--- DATA LINES ---

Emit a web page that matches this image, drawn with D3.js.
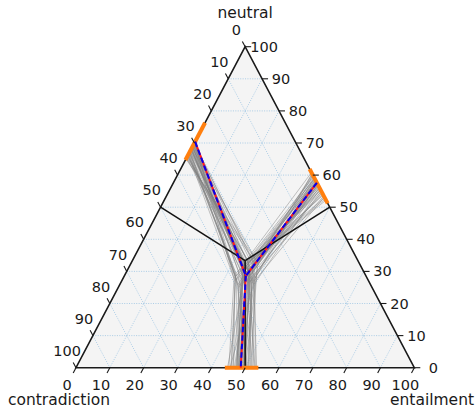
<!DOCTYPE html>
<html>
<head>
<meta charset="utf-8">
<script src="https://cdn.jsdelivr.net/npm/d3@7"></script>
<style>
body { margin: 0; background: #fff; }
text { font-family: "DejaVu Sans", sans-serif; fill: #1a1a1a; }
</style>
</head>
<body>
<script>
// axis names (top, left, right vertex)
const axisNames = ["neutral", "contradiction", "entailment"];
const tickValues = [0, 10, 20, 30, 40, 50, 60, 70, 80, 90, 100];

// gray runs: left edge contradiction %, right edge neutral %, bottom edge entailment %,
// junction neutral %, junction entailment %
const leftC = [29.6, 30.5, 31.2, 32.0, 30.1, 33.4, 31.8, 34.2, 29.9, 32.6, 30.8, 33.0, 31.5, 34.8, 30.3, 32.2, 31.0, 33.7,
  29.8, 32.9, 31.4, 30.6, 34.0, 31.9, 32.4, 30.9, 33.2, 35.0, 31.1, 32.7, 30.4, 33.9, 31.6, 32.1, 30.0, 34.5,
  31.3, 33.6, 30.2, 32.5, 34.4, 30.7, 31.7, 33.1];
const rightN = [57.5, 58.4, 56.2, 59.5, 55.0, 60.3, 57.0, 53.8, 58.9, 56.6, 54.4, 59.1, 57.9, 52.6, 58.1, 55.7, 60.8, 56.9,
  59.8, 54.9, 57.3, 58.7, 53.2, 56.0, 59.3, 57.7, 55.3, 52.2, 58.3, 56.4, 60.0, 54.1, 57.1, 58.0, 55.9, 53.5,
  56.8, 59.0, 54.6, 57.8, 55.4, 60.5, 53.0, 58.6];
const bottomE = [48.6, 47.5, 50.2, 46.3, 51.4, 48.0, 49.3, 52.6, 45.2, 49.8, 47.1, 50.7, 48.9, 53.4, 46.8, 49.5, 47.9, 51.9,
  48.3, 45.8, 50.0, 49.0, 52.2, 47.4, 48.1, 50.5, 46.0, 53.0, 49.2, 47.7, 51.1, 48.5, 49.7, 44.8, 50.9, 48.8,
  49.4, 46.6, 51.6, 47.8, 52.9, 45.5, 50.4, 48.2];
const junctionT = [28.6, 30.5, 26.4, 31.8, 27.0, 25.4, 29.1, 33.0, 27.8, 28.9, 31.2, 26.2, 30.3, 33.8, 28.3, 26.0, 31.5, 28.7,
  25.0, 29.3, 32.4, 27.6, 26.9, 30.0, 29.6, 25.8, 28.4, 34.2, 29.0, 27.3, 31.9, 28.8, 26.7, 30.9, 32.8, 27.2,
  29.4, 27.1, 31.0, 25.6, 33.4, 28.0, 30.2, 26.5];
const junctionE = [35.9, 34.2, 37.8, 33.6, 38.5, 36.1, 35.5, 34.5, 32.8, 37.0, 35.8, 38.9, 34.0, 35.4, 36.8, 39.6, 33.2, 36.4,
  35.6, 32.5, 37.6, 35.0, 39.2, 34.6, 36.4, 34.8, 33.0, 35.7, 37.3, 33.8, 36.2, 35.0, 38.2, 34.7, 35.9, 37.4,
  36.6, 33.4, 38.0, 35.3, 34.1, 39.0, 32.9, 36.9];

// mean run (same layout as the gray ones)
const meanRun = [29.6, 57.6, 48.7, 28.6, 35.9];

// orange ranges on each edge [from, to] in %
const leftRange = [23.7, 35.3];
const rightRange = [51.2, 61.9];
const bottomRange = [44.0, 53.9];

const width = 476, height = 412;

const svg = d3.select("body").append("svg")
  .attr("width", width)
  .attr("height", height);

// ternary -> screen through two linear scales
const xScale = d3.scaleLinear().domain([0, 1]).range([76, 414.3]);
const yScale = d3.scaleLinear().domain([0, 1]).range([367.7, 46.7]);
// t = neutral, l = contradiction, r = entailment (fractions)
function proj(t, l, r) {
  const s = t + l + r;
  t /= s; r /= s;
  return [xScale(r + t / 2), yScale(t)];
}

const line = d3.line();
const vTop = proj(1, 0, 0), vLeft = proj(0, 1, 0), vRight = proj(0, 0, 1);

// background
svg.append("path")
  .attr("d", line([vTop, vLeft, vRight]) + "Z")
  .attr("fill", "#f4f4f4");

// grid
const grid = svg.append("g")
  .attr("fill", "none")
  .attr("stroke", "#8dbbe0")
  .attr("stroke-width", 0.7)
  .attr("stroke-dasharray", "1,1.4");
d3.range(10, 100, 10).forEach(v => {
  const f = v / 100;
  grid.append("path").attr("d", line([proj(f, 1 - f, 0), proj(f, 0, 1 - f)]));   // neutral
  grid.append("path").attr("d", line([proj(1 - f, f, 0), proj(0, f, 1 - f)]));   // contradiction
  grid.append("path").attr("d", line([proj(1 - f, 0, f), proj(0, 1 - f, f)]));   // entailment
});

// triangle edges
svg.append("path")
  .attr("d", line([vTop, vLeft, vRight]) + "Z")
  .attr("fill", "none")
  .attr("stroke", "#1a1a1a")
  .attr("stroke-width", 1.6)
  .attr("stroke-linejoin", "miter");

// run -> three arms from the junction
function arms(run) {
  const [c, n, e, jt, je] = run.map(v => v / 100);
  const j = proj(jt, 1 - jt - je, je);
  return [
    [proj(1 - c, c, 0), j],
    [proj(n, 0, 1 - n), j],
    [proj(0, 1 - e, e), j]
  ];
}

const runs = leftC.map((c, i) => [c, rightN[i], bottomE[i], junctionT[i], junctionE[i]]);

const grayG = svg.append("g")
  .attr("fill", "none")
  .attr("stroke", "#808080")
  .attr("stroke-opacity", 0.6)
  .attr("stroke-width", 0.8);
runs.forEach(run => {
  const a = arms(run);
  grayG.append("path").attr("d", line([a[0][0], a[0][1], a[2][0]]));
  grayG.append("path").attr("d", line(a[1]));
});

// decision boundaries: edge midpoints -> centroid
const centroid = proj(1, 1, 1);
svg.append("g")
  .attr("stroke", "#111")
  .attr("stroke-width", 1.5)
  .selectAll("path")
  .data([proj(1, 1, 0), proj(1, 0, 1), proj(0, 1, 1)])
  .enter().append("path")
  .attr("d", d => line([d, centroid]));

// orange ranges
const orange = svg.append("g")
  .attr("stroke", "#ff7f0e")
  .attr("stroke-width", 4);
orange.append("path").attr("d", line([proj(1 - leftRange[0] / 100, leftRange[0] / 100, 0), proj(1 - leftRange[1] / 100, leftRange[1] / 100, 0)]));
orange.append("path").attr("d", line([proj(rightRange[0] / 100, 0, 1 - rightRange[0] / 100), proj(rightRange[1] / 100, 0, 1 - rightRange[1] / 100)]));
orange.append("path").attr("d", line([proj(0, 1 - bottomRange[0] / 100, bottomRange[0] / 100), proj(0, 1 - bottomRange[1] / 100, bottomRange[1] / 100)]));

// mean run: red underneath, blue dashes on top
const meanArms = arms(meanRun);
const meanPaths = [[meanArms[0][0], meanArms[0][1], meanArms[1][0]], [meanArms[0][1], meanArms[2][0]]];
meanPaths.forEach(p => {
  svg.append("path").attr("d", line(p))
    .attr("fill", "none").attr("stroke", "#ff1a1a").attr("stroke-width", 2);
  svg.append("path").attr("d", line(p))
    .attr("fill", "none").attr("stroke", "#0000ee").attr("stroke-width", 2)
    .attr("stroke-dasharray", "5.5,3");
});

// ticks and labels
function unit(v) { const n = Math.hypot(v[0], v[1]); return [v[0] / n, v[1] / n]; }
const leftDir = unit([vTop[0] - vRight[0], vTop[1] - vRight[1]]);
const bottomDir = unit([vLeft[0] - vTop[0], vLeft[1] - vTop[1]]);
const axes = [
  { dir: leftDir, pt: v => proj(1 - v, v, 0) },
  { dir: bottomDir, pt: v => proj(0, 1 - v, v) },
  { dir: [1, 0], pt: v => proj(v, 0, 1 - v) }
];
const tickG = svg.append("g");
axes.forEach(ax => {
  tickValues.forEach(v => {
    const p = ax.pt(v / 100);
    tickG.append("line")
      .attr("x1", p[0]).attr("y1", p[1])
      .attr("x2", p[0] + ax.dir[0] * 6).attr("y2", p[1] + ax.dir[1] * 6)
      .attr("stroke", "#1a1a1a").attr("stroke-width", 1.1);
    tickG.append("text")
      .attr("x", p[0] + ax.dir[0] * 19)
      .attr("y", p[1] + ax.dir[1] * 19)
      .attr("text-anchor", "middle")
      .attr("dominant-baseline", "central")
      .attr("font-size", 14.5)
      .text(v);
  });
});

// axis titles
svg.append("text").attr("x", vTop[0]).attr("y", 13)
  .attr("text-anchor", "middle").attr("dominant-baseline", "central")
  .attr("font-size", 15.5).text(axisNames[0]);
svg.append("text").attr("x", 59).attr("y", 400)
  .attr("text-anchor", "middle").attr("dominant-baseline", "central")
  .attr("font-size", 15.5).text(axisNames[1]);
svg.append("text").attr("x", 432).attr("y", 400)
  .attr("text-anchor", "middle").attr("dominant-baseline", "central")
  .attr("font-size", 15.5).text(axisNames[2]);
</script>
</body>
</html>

---
--- DATA LINES ---

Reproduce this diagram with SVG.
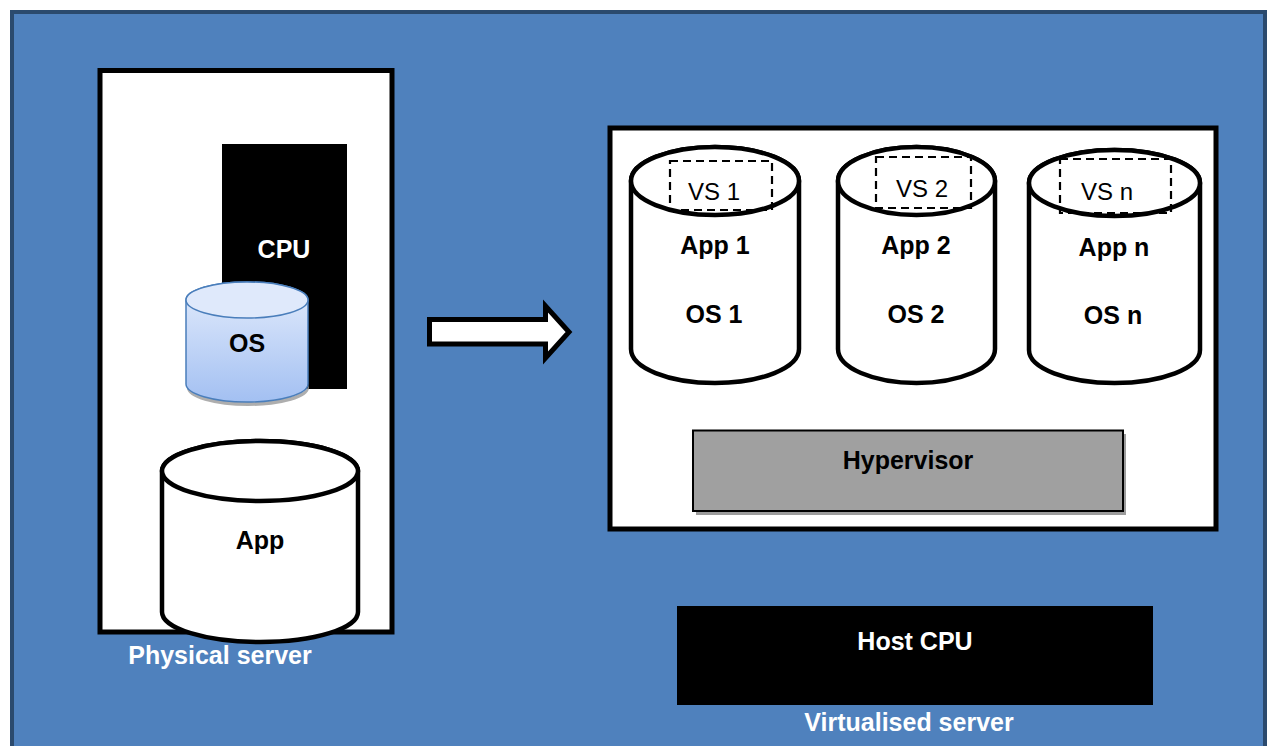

---
--- DATA LINES ---

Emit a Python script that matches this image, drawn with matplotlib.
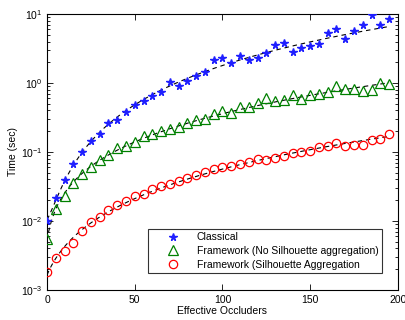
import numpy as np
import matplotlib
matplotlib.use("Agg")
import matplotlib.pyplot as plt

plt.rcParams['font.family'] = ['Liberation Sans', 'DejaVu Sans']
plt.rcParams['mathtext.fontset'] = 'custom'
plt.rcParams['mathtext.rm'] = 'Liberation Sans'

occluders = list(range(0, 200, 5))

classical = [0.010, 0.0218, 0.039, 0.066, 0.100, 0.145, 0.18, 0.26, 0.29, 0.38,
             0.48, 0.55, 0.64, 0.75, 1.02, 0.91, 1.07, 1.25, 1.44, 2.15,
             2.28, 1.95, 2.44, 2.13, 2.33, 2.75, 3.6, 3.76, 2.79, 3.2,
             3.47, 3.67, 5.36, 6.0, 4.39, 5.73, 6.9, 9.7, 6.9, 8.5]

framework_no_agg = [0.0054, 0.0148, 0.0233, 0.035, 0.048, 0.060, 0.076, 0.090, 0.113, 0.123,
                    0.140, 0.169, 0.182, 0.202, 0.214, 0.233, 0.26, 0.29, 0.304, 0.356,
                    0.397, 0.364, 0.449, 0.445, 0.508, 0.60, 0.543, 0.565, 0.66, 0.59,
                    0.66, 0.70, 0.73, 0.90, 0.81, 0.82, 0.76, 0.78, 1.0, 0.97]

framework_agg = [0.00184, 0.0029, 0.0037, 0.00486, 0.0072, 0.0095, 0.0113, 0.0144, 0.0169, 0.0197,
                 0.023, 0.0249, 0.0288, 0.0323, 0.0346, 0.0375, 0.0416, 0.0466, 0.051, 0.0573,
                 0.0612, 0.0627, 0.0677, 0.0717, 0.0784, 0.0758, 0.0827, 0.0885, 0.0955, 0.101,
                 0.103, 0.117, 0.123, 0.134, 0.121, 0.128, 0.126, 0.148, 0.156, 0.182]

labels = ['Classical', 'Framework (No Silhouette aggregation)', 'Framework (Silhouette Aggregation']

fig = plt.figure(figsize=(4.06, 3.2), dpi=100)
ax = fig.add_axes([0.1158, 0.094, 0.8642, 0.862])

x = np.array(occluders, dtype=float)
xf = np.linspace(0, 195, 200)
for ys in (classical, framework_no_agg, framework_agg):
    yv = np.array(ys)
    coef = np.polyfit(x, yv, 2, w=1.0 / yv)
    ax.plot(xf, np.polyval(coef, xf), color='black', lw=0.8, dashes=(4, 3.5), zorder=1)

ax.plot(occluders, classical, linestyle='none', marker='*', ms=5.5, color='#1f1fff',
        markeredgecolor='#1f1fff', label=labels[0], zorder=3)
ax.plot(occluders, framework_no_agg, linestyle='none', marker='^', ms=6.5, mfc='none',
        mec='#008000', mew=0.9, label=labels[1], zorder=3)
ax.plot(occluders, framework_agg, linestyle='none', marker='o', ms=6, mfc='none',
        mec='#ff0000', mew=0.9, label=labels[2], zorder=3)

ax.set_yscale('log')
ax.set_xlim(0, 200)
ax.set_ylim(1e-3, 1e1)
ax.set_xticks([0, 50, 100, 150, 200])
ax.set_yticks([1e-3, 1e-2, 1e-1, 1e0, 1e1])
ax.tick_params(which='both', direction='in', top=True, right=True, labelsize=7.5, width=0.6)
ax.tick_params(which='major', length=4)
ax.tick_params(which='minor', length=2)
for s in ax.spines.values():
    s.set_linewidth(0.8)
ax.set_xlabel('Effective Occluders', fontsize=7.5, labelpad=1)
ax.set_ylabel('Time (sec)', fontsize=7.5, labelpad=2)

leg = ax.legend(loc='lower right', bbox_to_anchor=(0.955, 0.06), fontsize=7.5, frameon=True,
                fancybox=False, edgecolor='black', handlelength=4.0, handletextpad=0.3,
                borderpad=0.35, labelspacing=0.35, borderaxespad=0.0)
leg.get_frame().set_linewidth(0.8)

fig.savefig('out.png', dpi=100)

---

**AIM OF THE TASK**
Using the listing above, repeat word for word each line from the one with "Emit a web page" down to the one with "80, 90, 100];", both included. Omit all pictures.

**THE OUTPUT**
Emit a web page that matches this image, drawn with D3.js.
<!DOCTYPE html>
<html>
<head>
<meta charset="utf-8">
<script src="https://cdn.jsdelivr.net/npm/d3@7"></script>
<style>
body { margin: 0; background: #fff; }
text { font-family: "DejaVu Sans", sans-serif; fill: #1a1a1a; }
</style>
</head>
<body>
<script>
// axis names (top, left, right vertex)
const axisNames = ["neutral", "contradiction", "entailment"];
const tickValues = [0, 10, 20, 30, 40, 50, 60, 70, 80, 90, 100];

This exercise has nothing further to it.